---- Greg KH gregkh@linuxfoundation.org 在 Tue, 2025-12-02 19:30:09 写到:---
On Tue, Dec 02, 2025 at 06:39:00PM +0800, zyc zyc wrote:
Hello,
Resend my last email without HTML.
---- zyc zyc zyc199902@zohomail.cn 在 Sat, 2025-11-29 18:57:01 写到:---
Hello, maintainer
I would like to report what appears to be a regression in 6.12.50 kernel release related to netem. It rejects our configuration with the message: Error: netem: cannot mix duplicating netems with other netems in tree.
This breaks setups that previously worked correctly for many years.
Our team uses multiple netem qdiscs in the same HTB branch, arranged in a parallel fashion using a prio fan-out. Each branch of the prio qdisc has its own distinct netem instance with different duplication characteristics.
This is used to emulate our production conditions where a single logical path fans out into two downstream segments, for example:
two ECMP next hops with different misbehaviour characteristics, or
an HA firewall cluster where only one node is replaying frames, or
two LAG / ToR paths where one path intermittently duplicates packets.
In our environments, only a subset of flows are affected, and different downstream devices may cause different styles of duplication. This regression breaks existing automated tests, training environments, and network simulation pipelines.
I would be happy to provide our reproducer if needed.
Thank you for your time and for maintaining Linux kernel.
Can you use 'git bisect' to find the offending commit? thanks, greg k-h
Hi Greg,
The error came from this commit:
commit 795cb393e38977aa991e70a9363da0ee734b2114 Author: William Liu will@willsroot.io Date: Tue Jul 8 16:43:26 2025 +0000
net/sched: Restrict conditions for adding duplicating netems to qdisc tree
[ Upstream commit ec8e0e3d7adef940cdf9475e2352c0680189d14e ]

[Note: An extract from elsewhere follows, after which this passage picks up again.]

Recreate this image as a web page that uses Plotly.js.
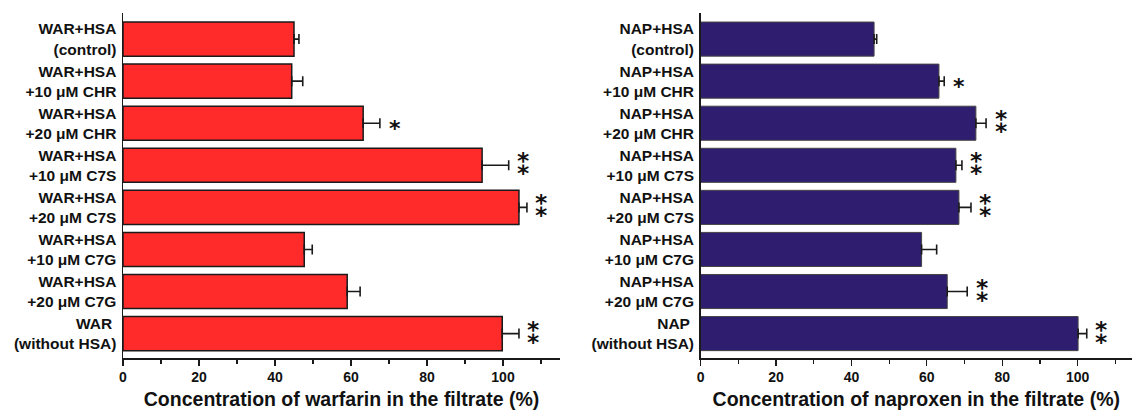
<!DOCTYPE html>
<html>
<head>
<meta charset="utf-8">
<script src="https://cdn.plot.ly/plotly-3.0.1.min.js"></script>
<style>html,body{margin:0;padding:0;background:#fff;}#chart{width:1132px;height:410px;}</style>
</head>
<body>
<div id="chart"></div>
<script>
// ---- data ----
const warCategories = [
  "WAR+HSA<br>(control)",
  "WAR+HSA<br>+10 μM CHR",
  "WAR+HSA<br>+20 μM CHR",
  "WAR+HSA<br>+10 μM C7S",
  "WAR+HSA<br>+20 μM C7S",
  "WAR+HSA<br>+10 μM C7G",
  "WAR+HSA<br>+20 μM C7G",
  "WAR <br>(without HSA)"
];
const warValues = [45.0, 44.4, 63.2, 94.5, 104.2, 47.7, 59.0, 99.8];
const warErrors = [1.3, 2.9, 4.4, 7.0, 2.1, 2.1, 3.4, 4.4];
const warSignif = ["", "", "*", "**", "**", "", "", "**"];

const napCategories = [
  "NAP+HSA<br>(control)",
  "NAP+HSA<br>+10 μM CHR",
  "NAP+HSA<br>+20 μM CHR",
  "NAP+HSA<br>+10 μM C7S",
  "NAP+HSA<br>+20 μM C7S",
  "NAP+HSA<br>+10 μM C7G",
  "NAP+HSA<br>+20 μM C7G",
  "NAP <br>(without HSA)"
];
const napValues = [46.0, 63.2, 73.0, 67.7, 68.5, 58.6, 65.4, 100.1];
const napErrors = [0.7, 1.4, 2.7, 1.6, 3.2, 4.0, 5.3, 2.3];
const napSignif = ["", "*", "**", "**", "**", "", "**", "**"];

const xTickVals = [0, 20, 40, 60, 80, 100];

// ---- styling ----
const FONT = "Liberation Sans, Arial, Helvetica, sans-serif";
const AX = "#1a1a1a";

function barTrace(cats, vals, errs, color, lineColor, lineWidth, xa, ya) {
  return {
    type: "bar", orientation: "h",
    y: cats, x: vals, xaxis: xa, yaxis: ya,
    width: 0.81,
    marker: {color: color, line: {color: lineColor, width: lineWidth}},
    error_x: {type: "data", array: errs, arrayminus: errs.map(() => 0), symmetric: false,
              color: AX, thickness: 1.6, width: 5},
    hoverinfo: "skip", showlegend: false
  };
}

function xAxis(domain, range, title, anchor) {
  return {
    domain: domain, range: range, anchor: anchor,
    showline: true, linecolor: AX, linewidth: 1.5,
    showgrid: false, zeroline: false,
    tickvals: xTickVals, ticks: "outside", ticklen: 6, tickwidth: 1.2, tickcolor: AX,
    minor: {dtick: 10, tick0: 0, ticks: "outside", ticklen: 4, tickwidth: 1.2, tickcolor: AX, showgrid: false},
    tickfont: {family: FONT, size: 14, color: "#111", weight: "bold"},
    title: {text: title, font: {family: FONT, size: 19.5, color: "#111", weight: "bold"}, standoff: 9},
    fixedrange: true
  };
}

function yAxis(xa, cats) {
  return {
    anchor: xa, domain: [0, 1], type: "category",
    categoryorder: "array", categoryarray: cats,
    range: [7.58, -0.62],
    showline: true, linecolor: AX, linewidth: 1.5,
    showgrid: false, zeroline: false, ticks: "",
    ticklabelstandoff: 2,
    tickfont: {family: FONT, size: 15.5, color: "#111", weight: "bold"},
    fixedrange: true
  };
}

// "**" is drawn as the single glyph U+2051 (two asterisks aligned vertically)
function starAnnotations(cats, vals, errs, sig, xref, yref) {
  const out = [];
  cats.forEach((c, i) => {
    const n = sig[i].length;
    if (!n) return;
    out.push({
      x: vals[i] + errs[i], y: c, xref: xref, yref: yref,
      text: n === 1 ? "*" : "\u2051", showarrow: false, xanchor: "center", yanchor: "middle",
      xshift: 15, yshift: n === 1 ? -5 : 0,
      font: {family: "DejaVu Sans", size: n === 1 ? 22 : 29, color: "#111", weight: "bold"}
    });
  });
  return out;
}

const data = [
  barTrace(warCategories, warValues, warErrors, "#ff2b2b", "#1a1a1a", 1.5, "x", "y"),
  barTrace(napCategories, napValues, napErrors, "#2f1d70", "#444444", 1.0, "x2", "y2")
];

const layout = {
  width: 1132, height: 410,
  margin: {l: 0, r: 0, t: 13, b: 52},
  paper_bgcolor: "#fff", plot_bgcolor: "#fff",
  showlegend: false,
  xaxis: xAxis([123 / 1132, 560 / 1132], [0, 115], "Concentration of warfarin in the filtrate (%)", "y"),
  yaxis: yAxis("x", warCategories),
  xaxis2: xAxis([700.6 / 1132, 1], [0, 114.4], "Concentration of naproxen in the filtrate (%)", "y2"),
  yaxis2: yAxis("x2", napCategories),
  annotations: starAnnotations(warCategories, warValues, warErrors, warSignif, "x", "y")
    .concat(starAnnotations(napCategories, napValues, napErrors, napSignif, "x2", "y2"))
};

Plotly.newPlot("chart", data, layout, {staticPlot: true, displayModeBar: false});
</script>
</body>
</html>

netem_enqueue's duplication prevention logic breaks when a netem resides in a qdisc tree with other netems - this can lead to a soft lockup and OOM loop in netem_dequeue, as seen in [1]. Ensure that a duplicating netem cannot exist in a tree with other netems.
Previous approaches suggested in discussions in chronological order:
1) Track duplication status or ttl in the sk_buff struct. Considered too specific a use case to extend such a struct, though this would be a resilient fix and address other previous and potential future DOS bugs like the one described in loopy fun [2].
2) Restrict netem_enqueue recursion depth like in act_mirred with a per cpu variable. However, netem_dequeue can call enqueue on its child, and the depth restriction could be bypassed if the child is a netem.
3) Use the same approach as in 2, but add metadata in netem_skb_cb to handle the netem_dequeue case and track a packet's involvement in duplication. This is an overly complex approach, and Jamal notes that the skb cb can be overwritten to circumvent this safeguard.
4) Prevent the addition of a netem to a qdisc tree if its ancestral path contains a netem. However, filters and actions can cause a packet to change paths when re-enqueued to the root from netem duplication, leading us to the current solution: prevent a duplicating netem from inhabiting the same tree as other netems.
[1] https://lore.kernel.org/netdev/8DuRWwfqjoRDLDmBMlIfbrsZg9Gx50DHJc1ilxsEBNe2D... [2] https://lwn.net/Articles/719297/
Fixes: 0afb51e72855 ("[PKT_SCHED]: netem: reinsert for duplication") Reported-by: William Liu will@willsroot.io Reported-by: Savino Dicanosa savy@syst3mfailure.io Signed-off-by: William Liu will@willsroot.io Signed-off-by: Savino Dicanosa savy@syst3mfailure.io Acked-by: Jamal Hadi Salim jhs@mojatatu.com Link: https://patch.msgid.link/20250708164141.875402-1-will@willsroot.io Signed-off-by: Jakub Kicinski kuba@kernel.org Signed-off-by: Sasha Levin sashal@kernel.org
zyc